The Legal and Political Framework for Archaeology and the Protection of Archaeological Resources in South Africa
This is an advance summary of a forthcoming article in the Oxford Research Encyclopedia of African History. Please check back later for the full article.
As in most countries, the legal framework that has protected archeological sites among other heritage resources in South Africa since 1911 has been firmly rooted in the country’s changing political history. The British colonial system applied to African colonies in the early 20th century shaped an essentially reactive legislation that protected all archeological sites and objects through a permit system and provided for the declaration of sites of significance. Legal action could be taken against those who ignored the protective measures, but it was seldom invoked for damage to archeological material.

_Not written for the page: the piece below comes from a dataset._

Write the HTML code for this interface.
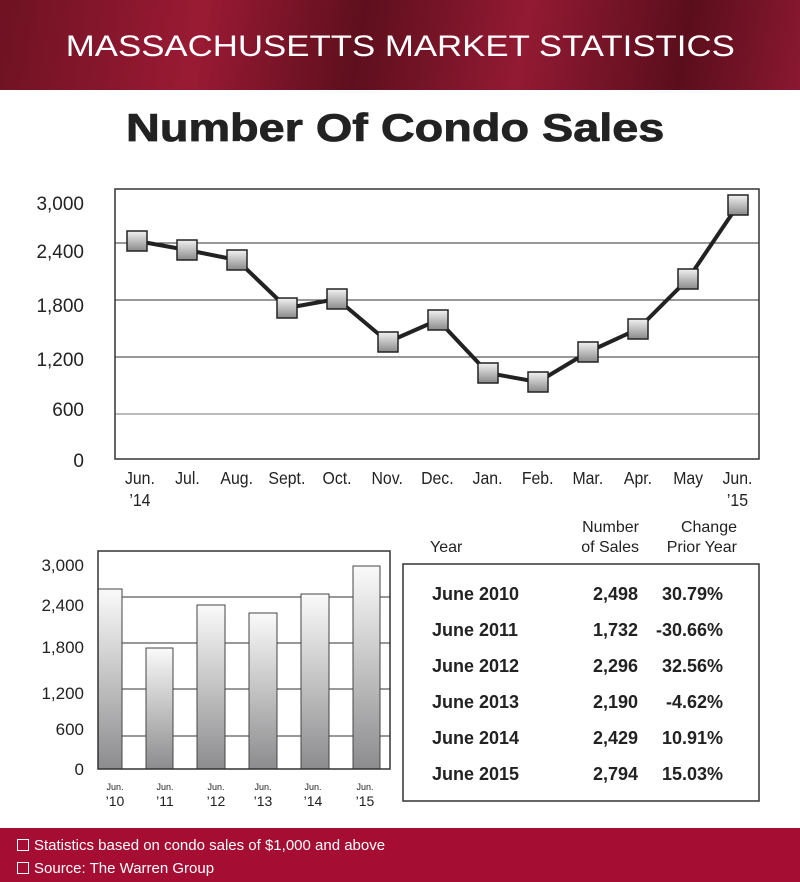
<!DOCTYPE html>
<html><head><meta charset="utf-8"><style>
body{margin:0;width:800px;height:882px;background:#fff;font-family:"Liberation Sans",sans-serif;overflow:hidden;position:relative}
.hdr{position:absolute;left:0;top:0;width:800px;height:90px;background:linear-gradient(100deg,#6e1222 0%,#9a1a34 25%,#5e0f1d 45%,#931a33 65%,#5a0e1c 85%,#8a1830 100%)}
.hdr div{position:absolute;left:0;width:800px;top:30px;text-align:center;color:#fff;font-size:30px;transform:scaleX(1.16);transform-origin:398px 0}
.t{position:absolute;left:0;width:790px;top:107px;text-align:center;font-size:39px;font-weight:bold;color:#222;transform:scaleX(1.2);transform-origin:394px 0;-webkit-text-stroke:0.8px #222}
.ftr{position:absolute;left:0;top:828px;width:800px;height:54px;background:#a50d32;color:#fff;font-size:15px}
.ftr div{position:absolute;left:17px}
.b{display:inline-block;width:10px;height:10px;border:1.5px solid #fff;margin-right:5px;vertical-align:-1px}
</style></head><body>
<div class="hdr"><div>MASSACHUSETTS MARKET STATISTICS</div></div>
<div class="t">Number Of Condo Sales</div>
<svg width="800" height="882" style="position:absolute;left:0;top:0" font-family="Liberation Sans, sans-serif">
<defs>
<linearGradient id="m" x1="0" y1="0" x2="0" y2="1"><stop offset="0" stop-color="#f2f2f2"/><stop offset="1" stop-color="#8a8a8a"/></linearGradient>
<linearGradient id="bar" x1="0" y1="0" x2="0" y2="1"><stop offset="0" stop-color="#fafafa"/><stop offset="1" stop-color="#8c8c8e"/></linearGradient>
</defs>
<g stroke="#333" stroke-width="1"><line x1="115" y1="243" x2="759" y2="243"/><line x1="115" y1="300" x2="759" y2="300"/><line x1="115" y1="357" x2="759" y2="357"/><line x1="115" y1="414" x2="759" y2="414" stroke="#777"/></g>
<rect x="115" y="189" width="644" height="270" fill="none" stroke="#333" stroke-width="1.5"/>
<g font-size="19" fill="#222" text-anchor="end"><text x="84" y="210">3,000</text><text x="84" y="258">2,400</text><text x="84" y="312">1,800</text><text x="84" y="366">1,200</text><text x="84" y="416">600</text><text x="84" y="467">0</text></g>
<polyline fill="none" stroke="#222" stroke-width="4" stroke-linejoin="round" points="137,241 187,250 237,260 287,308 337,299 388,342 438,320 488,373 538,382 588,352 638,329 688,279 738,205"/>
<g fill="url(#m)" stroke="#222" stroke-width="1.5">
<rect x="127" y="231" width="20" height="20"/><rect x="177" y="240" width="20" height="20"/><rect x="227" y="250" width="20" height="20"/><rect x="277" y="298" width="20" height="20"/><rect x="327" y="289" width="20" height="20"/><rect x="378" y="332" width="20" height="20"/><rect x="428" y="310" width="20" height="20"/><rect x="478" y="363" width="20" height="20"/><rect x="528" y="372" width="20" height="20"/><rect x="578" y="342" width="20" height="20"/><rect x="628" y="319" width="20" height="20"/><rect x="678" y="269" width="20" height="20"/><rect x="728" y="195" width="20" height="20"/></g>
<g font-size="18" fill="#222" text-anchor="middle" transform="scale(0.88,1)">
<text x="159" y="484">Jun.</text><text x="159" y="506">’14</text><text x="213" y="484">Jul.</text><text x="269" y="484">Aug.</text><text x="326" y="484">Sept.</text><text x="383" y="484">Oct.</text><text x="440" y="484">Nov.</text><text x="497" y="484">Dec.</text><text x="554" y="484">Jan.</text><text x="611" y="484">Feb.</text><text x="668" y="484">Mar.</text><text x="725" y="484">Apr.</text><text x="782" y="484">May</text><text x="838" y="484">Jun.</text><text x="838" y="506">’15</text></g>
<g stroke="#333" stroke-width="1"><line x1="98" y1="597" x2="390" y2="597"/><line x1="98" y1="643" x2="390" y2="643"/><line x1="98" y1="689" x2="390" y2="689"/><line x1="98" y1="736" x2="390" y2="736"/></g>
<g fill="url(#bar)" stroke="#444" stroke-width="1"><rect x="98" y="589" width="24" height="180"/><rect x="146" y="648" width="27" height="121"/><rect x="197" y="605" width="28" height="164"/><rect x="249" y="613" width="28" height="156"/><rect x="301" y="594" width="28" height="175"/><rect x="353" y="566" width="27" height="203"/></g>
<rect x="98" y="551" width="292" height="218" fill="none" stroke="#333" stroke-width="1.5"/>
<g font-size="17" fill="#222" text-anchor="end"><text x="84" y="571">3,000</text><text x="84" y="611">2,400</text><text x="84" y="653">1,800</text><text x="84" y="699">1,200</text><text x="84" y="735">600</text><text x="84" y="775">0</text></g>
<g fill="#222" text-anchor="middle"><g font-size="9"><text x="115" y="790">Jun.</text><text x="165" y="790">Jun.</text><text x="216" y="790">Jun.</text><text x="263" y="790">Jun.</text><text x="313" y="790">Jun.</text><text x="365" y="790">Jun.</text></g>
<g font-size="14"><text x="115" y="806">’10</text><text x="165" y="806">’11</text><text x="216" y="806">’12</text><text x="263" y="806">’13</text><text x="313" y="806">’14</text><text x="365" y="806">’15</text></g></g>
<g font-size="16" fill="#222"><text x="430" y="552">Year</text><g text-anchor="end"><text x="639" y="532">Number</text><text x="639" y="552">of Sales</text><text x="737" y="532">Change</text><text x="737" y="552">Prior Year</text></g></g>
<rect x="403" y="564" width="356" height="237" fill="none" stroke="#333" stroke-width="1.5"/>
<g font-size="18" font-weight="bold" fill="#222">
<text x="432" y="600">June 2010</text><text x="432" y="636">June 2011</text><text x="432" y="672">June 2012</text><text x="432" y="708">June 2013</text><text x="432" y="744">June 2014</text><text x="432" y="780">June 2015</text>
<g text-anchor="end"><text x="638" y="600">2,498</text><text x="638" y="636">1,732</text><text x="638" y="672">2,296</text><text x="638" y="708">2,190</text><text x="638" y="744">2,429</text><text x="638" y="780">2,794</text>
<text x="723" y="600">30.79%</text><text x="723" y="636">-30.66%</text><text x="723" y="672">32.56%</text><text x="723" y="708">-4.62%</text><text x="723" y="744">10.91%</text><text x="723" y="780">15.03%</text></g></g>
</svg>
<div class="ftr"><div style="top:9px"><span class="b"></span>Statistics based on condo sales of $1,000 and above</div><div style="top:32px"><span class="b"></span>Source: The Warren Group</div></div>
</body></html>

Archeological sites accounted for about 10 percent of declarations of national monuments in the 1930s, largely because the Secretary, and later Director of the national commission, C. van Riet Lowe, was himself a self-taught archeologist. As the interest in colonial history grew, however, more attention was paid to colonial buildings, so that by 1990, less than 1 percent of national monuments were archeological. In the post-apartheid era, archeological heritage continues to be of relatively minor interest, and more attention is being given to sites associated with the struggle against apartheid in the 20th century.
The National Heritage Resources Act (NHRA) (Act 25 of 1999) was introduced by the new democratically elected government in 2000, six years after the fall of apartheid. It borrowed from legislation in former British colonies such as Australia, New Zealand and Canada, and the framework was influenced by international guidelines such as the Burra Charter and the Operational Guidelines for the World Heritage Convention, which follow the process of identification, assessment, and management of heritage resources. All archeological sites and objects are protected by the NHRA. More importantly, it introduced proactive measures to assess the impact of development on archeological sites and to provide for their mitigation before development takes place. The aim is to enable the public to protect archeological resources because they are significant to them, not only because there is a law that prohibits their destruction without a permit.